DATA LISTING:
— BEGIN —

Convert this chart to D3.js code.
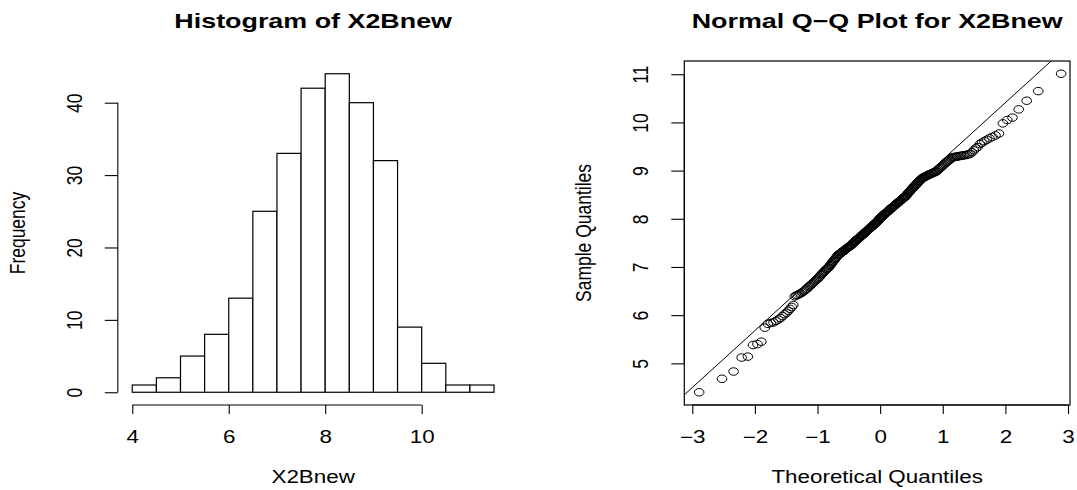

— END —
— BEGIN —

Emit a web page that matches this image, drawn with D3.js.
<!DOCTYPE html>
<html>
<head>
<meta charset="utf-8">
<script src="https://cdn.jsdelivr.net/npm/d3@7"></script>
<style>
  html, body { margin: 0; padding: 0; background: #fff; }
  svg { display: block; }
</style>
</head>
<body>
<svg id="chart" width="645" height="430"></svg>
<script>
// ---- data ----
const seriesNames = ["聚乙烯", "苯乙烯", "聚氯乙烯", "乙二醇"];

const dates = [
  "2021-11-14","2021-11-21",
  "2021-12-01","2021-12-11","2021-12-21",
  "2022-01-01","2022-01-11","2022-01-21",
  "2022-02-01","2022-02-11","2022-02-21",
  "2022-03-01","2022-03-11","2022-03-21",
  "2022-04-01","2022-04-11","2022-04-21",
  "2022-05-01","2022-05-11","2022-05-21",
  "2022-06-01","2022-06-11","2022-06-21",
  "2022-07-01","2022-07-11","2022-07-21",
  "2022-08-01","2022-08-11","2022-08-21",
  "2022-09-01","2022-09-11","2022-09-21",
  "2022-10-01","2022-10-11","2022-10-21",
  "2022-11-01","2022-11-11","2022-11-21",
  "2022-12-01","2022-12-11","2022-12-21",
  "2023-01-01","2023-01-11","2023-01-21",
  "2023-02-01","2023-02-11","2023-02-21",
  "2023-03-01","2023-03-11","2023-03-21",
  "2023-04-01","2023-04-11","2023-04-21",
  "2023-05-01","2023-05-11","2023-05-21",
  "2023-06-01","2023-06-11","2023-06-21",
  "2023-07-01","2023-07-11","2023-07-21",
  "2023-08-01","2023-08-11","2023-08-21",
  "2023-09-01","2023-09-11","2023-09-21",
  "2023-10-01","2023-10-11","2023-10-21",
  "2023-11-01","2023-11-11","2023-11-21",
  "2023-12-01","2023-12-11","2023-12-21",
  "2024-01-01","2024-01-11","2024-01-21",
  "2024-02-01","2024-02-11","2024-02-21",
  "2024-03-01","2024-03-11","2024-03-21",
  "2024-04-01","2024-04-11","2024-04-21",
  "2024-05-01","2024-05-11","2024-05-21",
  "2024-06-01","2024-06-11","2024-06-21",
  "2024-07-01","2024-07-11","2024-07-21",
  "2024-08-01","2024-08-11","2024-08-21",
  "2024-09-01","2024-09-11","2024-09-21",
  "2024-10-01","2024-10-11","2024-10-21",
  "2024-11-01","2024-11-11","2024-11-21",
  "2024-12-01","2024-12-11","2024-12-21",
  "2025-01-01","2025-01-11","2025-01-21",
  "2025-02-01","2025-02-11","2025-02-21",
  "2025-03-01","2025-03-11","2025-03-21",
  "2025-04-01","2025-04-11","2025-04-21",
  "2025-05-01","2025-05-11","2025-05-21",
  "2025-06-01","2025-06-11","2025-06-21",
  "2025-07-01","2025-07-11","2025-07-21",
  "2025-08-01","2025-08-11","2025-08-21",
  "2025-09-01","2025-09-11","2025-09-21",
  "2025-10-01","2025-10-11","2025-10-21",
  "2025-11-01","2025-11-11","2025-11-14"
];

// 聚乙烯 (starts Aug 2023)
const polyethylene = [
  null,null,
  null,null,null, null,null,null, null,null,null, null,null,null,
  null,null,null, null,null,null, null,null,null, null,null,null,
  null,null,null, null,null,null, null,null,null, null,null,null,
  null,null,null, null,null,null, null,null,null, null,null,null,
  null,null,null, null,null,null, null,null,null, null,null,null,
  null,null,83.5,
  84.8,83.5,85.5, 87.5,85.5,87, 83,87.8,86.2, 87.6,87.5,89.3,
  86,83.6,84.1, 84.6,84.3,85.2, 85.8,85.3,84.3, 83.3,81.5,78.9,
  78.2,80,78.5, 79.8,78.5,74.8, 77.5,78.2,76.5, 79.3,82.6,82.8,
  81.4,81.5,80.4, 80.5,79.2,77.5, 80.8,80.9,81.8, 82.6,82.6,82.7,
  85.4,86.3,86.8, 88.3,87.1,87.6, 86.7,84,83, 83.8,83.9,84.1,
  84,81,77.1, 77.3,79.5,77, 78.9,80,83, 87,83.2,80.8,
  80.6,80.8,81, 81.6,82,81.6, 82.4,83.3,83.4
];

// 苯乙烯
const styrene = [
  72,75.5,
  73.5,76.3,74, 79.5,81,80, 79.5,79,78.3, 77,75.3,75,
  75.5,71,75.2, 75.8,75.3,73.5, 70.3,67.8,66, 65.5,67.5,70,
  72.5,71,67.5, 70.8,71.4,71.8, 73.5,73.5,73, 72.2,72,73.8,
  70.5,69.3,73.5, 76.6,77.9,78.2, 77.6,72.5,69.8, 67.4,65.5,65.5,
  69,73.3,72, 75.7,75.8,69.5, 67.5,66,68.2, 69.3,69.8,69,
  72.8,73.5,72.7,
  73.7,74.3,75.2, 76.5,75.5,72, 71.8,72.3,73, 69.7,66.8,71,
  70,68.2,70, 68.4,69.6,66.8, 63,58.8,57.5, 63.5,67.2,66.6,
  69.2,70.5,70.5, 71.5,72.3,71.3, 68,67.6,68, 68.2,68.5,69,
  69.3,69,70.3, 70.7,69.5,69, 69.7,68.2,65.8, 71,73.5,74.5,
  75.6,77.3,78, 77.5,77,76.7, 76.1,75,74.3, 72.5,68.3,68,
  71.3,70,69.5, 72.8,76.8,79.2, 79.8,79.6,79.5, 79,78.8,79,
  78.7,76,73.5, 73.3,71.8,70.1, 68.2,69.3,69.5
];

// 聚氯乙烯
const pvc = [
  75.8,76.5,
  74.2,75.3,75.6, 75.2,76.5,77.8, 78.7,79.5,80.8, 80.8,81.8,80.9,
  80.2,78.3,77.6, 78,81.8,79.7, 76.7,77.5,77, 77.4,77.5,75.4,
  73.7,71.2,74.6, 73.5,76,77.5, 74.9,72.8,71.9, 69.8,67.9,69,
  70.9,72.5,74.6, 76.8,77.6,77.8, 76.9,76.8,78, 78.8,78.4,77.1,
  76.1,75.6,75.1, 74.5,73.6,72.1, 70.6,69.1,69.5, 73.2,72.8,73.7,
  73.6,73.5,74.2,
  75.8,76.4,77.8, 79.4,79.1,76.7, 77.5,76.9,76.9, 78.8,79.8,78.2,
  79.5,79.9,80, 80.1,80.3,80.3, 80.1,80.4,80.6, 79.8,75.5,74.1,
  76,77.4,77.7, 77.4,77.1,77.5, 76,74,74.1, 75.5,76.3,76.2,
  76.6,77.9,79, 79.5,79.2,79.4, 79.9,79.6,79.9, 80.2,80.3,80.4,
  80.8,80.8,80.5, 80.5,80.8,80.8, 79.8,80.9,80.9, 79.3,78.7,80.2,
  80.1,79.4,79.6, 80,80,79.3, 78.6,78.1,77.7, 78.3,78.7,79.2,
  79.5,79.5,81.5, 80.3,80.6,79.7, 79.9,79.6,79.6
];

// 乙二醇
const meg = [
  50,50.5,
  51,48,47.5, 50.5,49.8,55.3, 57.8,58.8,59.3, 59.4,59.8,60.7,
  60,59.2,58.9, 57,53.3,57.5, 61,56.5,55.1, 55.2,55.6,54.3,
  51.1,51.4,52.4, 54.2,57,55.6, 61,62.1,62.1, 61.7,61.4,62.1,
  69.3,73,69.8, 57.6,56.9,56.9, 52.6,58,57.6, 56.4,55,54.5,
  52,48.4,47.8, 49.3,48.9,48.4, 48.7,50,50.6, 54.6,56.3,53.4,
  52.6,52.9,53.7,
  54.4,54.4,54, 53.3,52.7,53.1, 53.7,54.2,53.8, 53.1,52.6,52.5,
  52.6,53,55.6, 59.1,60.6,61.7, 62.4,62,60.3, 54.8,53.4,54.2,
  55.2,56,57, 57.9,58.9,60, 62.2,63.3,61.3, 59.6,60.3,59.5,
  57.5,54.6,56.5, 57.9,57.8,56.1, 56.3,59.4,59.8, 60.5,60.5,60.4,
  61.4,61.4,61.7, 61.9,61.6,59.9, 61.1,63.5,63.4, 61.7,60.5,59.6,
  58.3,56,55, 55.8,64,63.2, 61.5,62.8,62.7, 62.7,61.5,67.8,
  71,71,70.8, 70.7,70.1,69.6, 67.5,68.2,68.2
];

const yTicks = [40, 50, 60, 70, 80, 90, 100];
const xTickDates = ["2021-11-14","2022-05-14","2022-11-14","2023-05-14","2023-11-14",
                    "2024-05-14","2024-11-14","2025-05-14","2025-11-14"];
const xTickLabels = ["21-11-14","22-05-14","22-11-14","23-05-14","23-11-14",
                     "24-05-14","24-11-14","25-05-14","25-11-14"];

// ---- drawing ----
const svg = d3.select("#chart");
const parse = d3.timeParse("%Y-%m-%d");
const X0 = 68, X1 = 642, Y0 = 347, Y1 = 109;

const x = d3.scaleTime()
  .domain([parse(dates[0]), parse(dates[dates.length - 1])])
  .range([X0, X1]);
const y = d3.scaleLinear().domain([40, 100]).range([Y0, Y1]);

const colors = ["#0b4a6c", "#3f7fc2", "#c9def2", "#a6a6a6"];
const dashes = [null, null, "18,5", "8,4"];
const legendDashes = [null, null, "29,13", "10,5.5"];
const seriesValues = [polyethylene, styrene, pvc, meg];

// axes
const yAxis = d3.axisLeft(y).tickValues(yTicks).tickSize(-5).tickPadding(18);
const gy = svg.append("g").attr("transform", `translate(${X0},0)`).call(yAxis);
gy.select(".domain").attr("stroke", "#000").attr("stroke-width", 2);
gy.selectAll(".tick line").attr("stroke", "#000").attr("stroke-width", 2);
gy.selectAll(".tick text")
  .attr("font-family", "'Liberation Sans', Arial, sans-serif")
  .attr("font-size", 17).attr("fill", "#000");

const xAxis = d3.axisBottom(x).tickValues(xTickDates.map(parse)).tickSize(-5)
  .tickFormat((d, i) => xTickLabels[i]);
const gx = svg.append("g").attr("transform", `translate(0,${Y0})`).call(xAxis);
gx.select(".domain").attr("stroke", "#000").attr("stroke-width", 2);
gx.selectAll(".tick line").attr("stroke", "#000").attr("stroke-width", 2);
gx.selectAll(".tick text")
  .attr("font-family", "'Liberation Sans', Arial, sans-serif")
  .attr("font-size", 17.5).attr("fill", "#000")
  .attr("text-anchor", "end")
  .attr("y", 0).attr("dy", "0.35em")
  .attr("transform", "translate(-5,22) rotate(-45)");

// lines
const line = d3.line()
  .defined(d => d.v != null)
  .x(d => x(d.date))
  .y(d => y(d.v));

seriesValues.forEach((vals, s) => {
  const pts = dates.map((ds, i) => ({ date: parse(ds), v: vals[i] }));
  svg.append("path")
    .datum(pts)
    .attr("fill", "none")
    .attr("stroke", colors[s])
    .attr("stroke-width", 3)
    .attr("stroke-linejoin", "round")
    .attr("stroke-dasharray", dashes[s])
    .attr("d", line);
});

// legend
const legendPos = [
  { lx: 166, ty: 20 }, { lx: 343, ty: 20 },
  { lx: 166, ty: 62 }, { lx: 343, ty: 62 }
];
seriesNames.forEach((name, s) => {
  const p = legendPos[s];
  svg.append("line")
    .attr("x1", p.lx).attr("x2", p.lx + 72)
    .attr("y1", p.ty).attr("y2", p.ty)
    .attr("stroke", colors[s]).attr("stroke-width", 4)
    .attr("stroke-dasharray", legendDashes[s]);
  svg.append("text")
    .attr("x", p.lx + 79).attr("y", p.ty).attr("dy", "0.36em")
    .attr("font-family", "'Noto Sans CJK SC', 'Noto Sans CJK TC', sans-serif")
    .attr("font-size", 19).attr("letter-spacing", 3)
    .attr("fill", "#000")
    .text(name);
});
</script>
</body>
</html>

— END —

PROBLEM DESCRIPTION: Copy whichever lines in the listing above contain the word "this".

EXERCISE RESPONSE:
Convert this chart to D3.js code.
Emit a web page that matches this image, drawn with D3.js.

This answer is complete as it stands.